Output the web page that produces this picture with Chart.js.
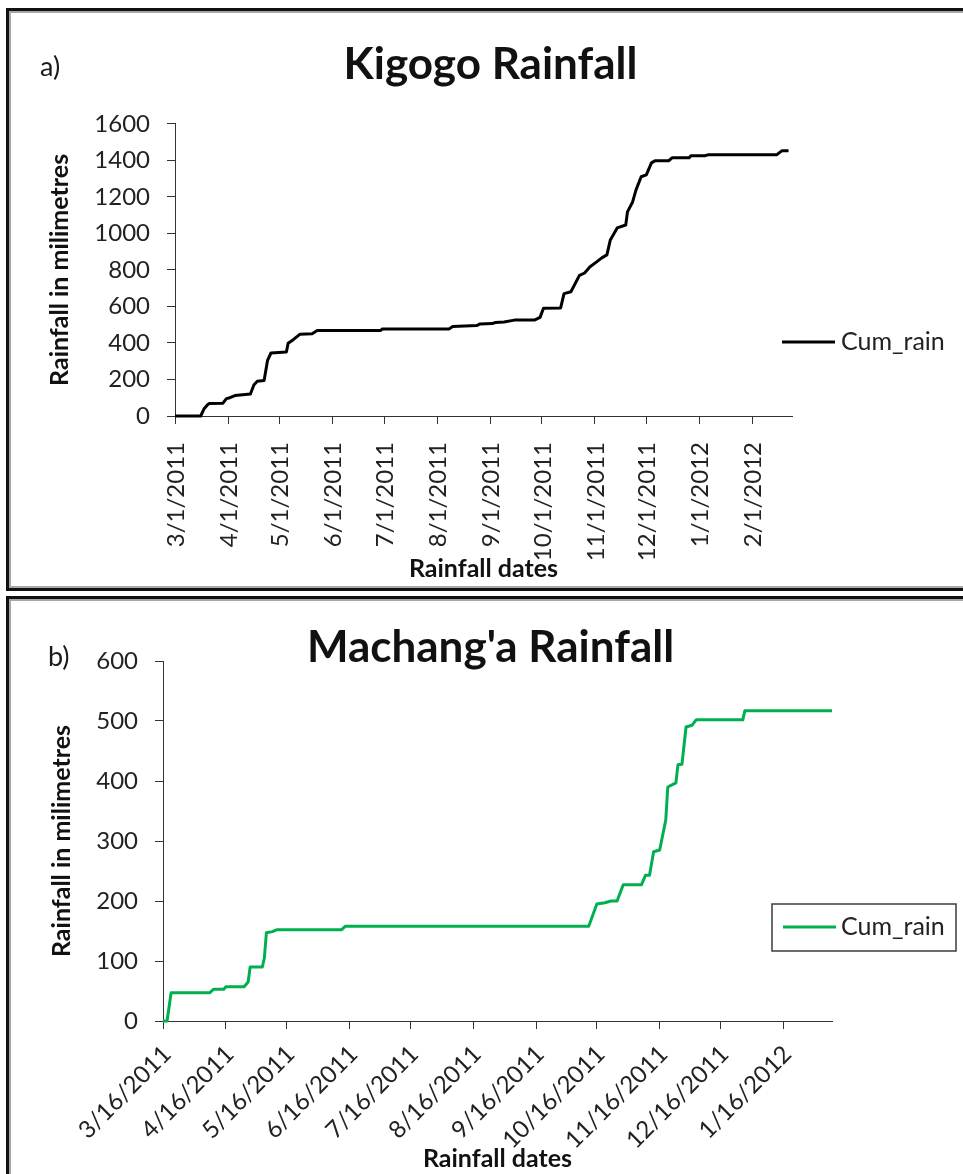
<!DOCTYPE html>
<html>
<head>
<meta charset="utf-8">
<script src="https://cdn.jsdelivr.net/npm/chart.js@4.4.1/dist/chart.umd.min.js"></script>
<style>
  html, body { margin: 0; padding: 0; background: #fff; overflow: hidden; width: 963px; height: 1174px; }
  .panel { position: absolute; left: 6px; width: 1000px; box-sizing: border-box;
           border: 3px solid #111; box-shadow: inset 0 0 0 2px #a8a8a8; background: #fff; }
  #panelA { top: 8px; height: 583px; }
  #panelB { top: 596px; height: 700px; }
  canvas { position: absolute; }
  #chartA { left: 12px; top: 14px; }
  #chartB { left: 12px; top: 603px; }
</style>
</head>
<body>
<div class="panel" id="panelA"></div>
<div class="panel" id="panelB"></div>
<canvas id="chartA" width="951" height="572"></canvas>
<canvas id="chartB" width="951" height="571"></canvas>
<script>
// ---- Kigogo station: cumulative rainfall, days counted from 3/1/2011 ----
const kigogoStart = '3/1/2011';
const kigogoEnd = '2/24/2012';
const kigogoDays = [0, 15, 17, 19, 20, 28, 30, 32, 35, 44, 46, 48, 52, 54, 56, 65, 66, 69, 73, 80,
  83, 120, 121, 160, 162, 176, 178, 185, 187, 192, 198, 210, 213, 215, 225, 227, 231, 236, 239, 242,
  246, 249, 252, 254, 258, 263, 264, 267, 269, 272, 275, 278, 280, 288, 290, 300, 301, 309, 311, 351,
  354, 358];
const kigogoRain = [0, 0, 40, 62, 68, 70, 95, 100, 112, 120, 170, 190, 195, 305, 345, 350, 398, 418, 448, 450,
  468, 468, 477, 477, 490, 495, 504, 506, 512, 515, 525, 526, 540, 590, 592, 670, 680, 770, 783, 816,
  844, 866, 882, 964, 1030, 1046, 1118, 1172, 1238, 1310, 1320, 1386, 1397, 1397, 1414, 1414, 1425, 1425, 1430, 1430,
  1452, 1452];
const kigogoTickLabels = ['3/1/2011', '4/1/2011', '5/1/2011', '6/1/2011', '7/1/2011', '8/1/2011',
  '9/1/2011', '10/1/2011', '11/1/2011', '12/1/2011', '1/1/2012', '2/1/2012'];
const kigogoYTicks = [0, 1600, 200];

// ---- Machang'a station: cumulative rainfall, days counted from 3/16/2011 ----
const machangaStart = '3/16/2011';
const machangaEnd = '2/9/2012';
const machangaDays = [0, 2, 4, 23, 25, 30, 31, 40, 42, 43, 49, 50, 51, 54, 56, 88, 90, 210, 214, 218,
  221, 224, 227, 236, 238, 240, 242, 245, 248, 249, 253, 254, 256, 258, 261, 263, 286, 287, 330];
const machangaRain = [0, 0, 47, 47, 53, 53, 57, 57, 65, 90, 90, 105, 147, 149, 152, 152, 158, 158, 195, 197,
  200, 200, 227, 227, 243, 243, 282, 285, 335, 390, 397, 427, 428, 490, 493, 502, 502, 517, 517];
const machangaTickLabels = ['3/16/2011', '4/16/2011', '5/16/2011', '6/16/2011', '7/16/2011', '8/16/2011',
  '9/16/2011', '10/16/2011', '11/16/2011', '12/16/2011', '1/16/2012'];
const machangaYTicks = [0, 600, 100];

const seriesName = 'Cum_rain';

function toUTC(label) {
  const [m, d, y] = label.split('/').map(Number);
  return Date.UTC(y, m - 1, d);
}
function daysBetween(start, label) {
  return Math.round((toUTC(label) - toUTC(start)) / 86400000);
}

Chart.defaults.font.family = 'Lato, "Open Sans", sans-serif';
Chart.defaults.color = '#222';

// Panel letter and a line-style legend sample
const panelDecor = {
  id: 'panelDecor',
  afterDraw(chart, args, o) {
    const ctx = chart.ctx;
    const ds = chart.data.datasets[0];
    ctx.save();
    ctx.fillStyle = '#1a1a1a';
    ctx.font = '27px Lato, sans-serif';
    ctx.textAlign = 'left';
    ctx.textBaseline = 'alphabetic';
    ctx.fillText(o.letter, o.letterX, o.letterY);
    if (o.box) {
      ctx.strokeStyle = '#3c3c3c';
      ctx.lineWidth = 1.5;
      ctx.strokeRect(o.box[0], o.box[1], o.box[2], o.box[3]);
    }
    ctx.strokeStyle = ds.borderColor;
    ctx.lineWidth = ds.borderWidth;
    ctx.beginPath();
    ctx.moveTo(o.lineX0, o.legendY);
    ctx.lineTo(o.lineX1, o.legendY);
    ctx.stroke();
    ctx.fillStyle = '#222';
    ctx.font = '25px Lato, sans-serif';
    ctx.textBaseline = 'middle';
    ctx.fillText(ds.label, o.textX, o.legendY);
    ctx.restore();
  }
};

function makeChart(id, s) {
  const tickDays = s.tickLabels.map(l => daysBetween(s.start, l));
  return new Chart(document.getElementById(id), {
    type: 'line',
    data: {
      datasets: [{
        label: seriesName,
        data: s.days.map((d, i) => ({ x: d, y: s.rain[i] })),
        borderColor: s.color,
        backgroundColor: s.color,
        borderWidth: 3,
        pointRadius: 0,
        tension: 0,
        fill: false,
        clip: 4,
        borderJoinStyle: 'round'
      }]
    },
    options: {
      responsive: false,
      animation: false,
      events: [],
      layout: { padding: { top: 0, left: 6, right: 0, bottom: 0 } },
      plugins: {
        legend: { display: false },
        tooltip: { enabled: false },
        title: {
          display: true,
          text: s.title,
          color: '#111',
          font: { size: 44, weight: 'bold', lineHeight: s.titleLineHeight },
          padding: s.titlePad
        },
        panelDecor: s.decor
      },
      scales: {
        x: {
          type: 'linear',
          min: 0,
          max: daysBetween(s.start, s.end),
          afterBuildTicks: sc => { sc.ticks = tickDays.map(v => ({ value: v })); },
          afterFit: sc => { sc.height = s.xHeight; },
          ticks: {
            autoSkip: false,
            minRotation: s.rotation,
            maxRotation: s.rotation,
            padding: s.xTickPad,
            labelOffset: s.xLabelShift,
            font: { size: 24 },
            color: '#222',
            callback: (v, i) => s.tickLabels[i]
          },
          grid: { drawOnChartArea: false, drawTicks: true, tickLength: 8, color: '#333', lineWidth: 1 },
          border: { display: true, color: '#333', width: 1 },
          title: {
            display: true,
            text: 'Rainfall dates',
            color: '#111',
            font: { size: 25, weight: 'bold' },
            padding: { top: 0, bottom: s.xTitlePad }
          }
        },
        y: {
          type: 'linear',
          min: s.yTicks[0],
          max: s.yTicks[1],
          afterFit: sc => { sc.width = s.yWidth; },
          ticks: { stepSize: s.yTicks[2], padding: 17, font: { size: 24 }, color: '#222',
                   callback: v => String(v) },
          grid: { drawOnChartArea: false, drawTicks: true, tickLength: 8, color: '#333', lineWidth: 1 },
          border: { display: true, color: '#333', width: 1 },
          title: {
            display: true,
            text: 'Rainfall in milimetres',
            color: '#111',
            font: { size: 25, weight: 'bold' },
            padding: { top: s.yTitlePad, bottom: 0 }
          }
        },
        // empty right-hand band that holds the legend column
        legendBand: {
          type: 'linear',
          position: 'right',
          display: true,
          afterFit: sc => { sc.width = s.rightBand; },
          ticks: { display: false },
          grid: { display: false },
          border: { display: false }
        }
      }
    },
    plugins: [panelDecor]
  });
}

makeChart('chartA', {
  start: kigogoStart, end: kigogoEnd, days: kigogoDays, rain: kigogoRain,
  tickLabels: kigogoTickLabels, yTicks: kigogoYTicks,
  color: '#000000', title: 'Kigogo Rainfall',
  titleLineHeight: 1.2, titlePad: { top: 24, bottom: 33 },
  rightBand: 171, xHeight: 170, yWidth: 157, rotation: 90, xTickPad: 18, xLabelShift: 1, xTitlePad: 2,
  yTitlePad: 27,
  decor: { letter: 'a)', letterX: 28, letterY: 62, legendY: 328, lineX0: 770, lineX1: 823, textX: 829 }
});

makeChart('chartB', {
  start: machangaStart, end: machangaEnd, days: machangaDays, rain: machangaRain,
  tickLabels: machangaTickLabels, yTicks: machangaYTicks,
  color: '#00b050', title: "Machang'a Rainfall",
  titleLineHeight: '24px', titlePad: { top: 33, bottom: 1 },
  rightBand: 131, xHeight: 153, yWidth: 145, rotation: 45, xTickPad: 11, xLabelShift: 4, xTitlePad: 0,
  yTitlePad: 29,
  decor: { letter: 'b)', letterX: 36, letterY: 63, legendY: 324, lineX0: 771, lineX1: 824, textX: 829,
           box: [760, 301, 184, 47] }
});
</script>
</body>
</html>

What is expected:
Write out each line of the listing above, exactly, from its first line to the line holding "const kigogoYTicks = [0, 1600, 200];", inclusive. Skip the pictures.

Task result:
Output the web page that produces this picture with Chart.js.
<!DOCTYPE html>
<html>
<head>
<meta charset="utf-8">
<script src="https://cdn.jsdelivr.net/npm/chart.js@4.4.1/dist/chart.umd.min.js"></script>
<style>
  html, body { margin: 0; padding: 0; background: #fff; overflow: hidden; width: 963px; height: 1174px; }
  .panel { position: absolute; left: 6px; width: 1000px; box-sizing: border-box;
           border: 3px solid #111; box-shadow: inset 0 0 0 2px #a8a8a8; background: #fff; }
  #panelA { top: 8px; height: 583px; }
  #panelB { top: 596px; height: 700px; }
  canvas { position: absolute; }
  #chartA { left: 12px; top: 14px; }
  #chartB { left: 12px; top: 603px; }
</style>
</head>
<body>
<div class="panel" id="panelA"></div>
<div class="panel" id="panelB"></div>
<canvas id="chartA" width="951" height="572"></canvas>
<canvas id="chartB" width="951" height="571"></canvas>
<script>
// ---- Kigogo station: cumulative rainfall, days counted from 3/1/2011 ----
const kigogoStart = '3/1/2011';
const kigogoEnd = '2/24/2012';
const kigogoDays = [0, 15, 17, 19, 20, 28, 30, 32, 35, 44, 46, 48, 52, 54, 56, 65, 66, 69, 73, 80,
  83, 120, 121, 160, 162, 176, 178, 185, 187, 192, 198, 210, 213, 215, 225, 227, 231, 236, 239, 242,
  246, 249, 252, 254, 258, 263, 264, 267, 269, 272, 275, 278, 280, 288, 290, 300, 301, 309, 311, 351,
  354, 358];
const kigogoRain = [0, 0, 40, 62, 68, 70, 95, 100, 112, 120, 170, 190, 195, 305, 345, 350, 398, 418, 448, 450,
  468, 468, 477, 477, 490, 495, 504, 506, 512, 515, 525, 526, 540, 590, 592, 670, 680, 770, 783, 816,
  844, 866, 882, 964, 1030, 1046, 1118, 1172, 1238, 1310, 1320, 1386, 1397, 1397, 1414, 1414, 1425, 1425, 1430, 1430,
  1452, 1452];
const kigogoTickLabels = ['3/1/2011', '4/1/2011', '5/1/2011', '6/1/2011', '7/1/2011', '8/1/2011',
  '9/1/2011', '10/1/2011', '11/1/2011', '12/1/2011', '1/1/2012', '2/1/2012'];
const kigogoYTicks = [0, 1600, 200];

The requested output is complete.